While I did really enjoy diving into security further again and this will definitely not be the end of this journey, I really needed closure on this specific challenge. There's always opportunity cost to consider and I need to free myself up for new things. I already took on topics reaching into the next year, and I am already looking forward to these next endeavors, so I want to make time for them without feeling overwhelmed. Therefore, one personal challenge a year is still a good thing to force myself out of my comfort zone while also keeping it within limits.

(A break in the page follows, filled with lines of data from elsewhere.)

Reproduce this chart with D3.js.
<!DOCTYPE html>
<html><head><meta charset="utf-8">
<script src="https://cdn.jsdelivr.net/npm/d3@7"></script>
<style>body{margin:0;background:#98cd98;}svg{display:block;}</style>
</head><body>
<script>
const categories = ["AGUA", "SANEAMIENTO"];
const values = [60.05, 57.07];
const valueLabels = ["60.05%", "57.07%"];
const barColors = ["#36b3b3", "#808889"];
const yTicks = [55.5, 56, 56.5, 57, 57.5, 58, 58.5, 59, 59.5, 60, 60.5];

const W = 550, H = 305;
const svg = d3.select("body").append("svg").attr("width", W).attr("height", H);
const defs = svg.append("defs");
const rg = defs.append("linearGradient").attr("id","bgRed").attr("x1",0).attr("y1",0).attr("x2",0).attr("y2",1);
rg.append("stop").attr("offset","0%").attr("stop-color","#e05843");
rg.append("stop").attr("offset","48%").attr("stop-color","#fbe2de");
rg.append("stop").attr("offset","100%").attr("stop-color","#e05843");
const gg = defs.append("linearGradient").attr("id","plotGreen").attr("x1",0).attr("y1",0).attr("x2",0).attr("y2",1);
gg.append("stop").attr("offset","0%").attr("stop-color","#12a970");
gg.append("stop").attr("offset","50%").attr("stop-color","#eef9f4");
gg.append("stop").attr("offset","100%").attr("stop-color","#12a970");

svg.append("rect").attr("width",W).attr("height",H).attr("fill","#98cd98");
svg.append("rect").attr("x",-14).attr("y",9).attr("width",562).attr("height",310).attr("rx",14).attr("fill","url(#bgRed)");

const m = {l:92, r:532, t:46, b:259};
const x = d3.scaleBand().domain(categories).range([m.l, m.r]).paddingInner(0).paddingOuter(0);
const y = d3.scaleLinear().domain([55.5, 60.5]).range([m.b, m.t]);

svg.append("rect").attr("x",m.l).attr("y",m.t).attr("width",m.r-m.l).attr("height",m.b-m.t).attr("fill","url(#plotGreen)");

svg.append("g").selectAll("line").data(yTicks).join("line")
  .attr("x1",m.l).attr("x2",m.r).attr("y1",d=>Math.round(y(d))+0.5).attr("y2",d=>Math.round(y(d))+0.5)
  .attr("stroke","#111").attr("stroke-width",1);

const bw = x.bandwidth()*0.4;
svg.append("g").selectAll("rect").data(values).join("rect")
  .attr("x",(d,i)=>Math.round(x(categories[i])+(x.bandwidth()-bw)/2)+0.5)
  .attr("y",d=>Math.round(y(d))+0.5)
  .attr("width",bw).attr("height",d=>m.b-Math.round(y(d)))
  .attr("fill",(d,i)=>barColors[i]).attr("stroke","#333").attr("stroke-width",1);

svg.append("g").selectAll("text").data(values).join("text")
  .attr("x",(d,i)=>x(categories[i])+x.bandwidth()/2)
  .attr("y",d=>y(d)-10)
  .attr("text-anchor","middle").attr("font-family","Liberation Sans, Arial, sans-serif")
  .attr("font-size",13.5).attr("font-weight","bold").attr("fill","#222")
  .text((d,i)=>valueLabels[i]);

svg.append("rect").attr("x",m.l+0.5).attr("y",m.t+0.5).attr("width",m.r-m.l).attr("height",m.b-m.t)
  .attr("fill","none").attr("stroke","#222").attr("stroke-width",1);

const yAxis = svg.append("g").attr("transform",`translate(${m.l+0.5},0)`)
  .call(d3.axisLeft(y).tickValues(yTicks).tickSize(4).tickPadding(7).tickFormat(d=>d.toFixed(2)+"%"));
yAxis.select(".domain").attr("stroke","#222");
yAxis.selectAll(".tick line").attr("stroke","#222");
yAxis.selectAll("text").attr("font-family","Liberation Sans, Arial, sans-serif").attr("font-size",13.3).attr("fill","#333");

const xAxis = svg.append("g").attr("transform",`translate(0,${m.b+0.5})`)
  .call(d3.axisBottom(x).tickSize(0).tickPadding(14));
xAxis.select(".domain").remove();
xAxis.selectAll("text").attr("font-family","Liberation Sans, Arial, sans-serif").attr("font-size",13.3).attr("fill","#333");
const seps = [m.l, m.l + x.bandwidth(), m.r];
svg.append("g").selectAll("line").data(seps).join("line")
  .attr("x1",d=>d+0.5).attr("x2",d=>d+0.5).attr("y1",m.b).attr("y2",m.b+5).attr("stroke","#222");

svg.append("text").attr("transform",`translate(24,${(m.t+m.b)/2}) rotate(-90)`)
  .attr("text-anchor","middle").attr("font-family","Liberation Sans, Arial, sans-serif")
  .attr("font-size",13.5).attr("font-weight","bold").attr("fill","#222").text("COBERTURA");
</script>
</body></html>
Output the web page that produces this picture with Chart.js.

Having focused on my AskAppSec challenge during this year, there are still so many topics on my list of things I could do or write about. The good thing is, just closing this challenge doesn't mean I cannot pursue them anymore. It just means I'm leaving this open for myself, and I feel that's a good thing. And it also grants space in my life that's not just commitments to others, but commitment to myself.

Now, before revealing what I'm up to in 2024, I'll indeed take some time for myself. But looking back at AskAppSec, it's overall been a good challenge at a good time for me. So, let me close this post with a huge round of applause and gratitude for all those folks who talked security with me this year and hence helped me on this part of my journey - my sincere thanks to you!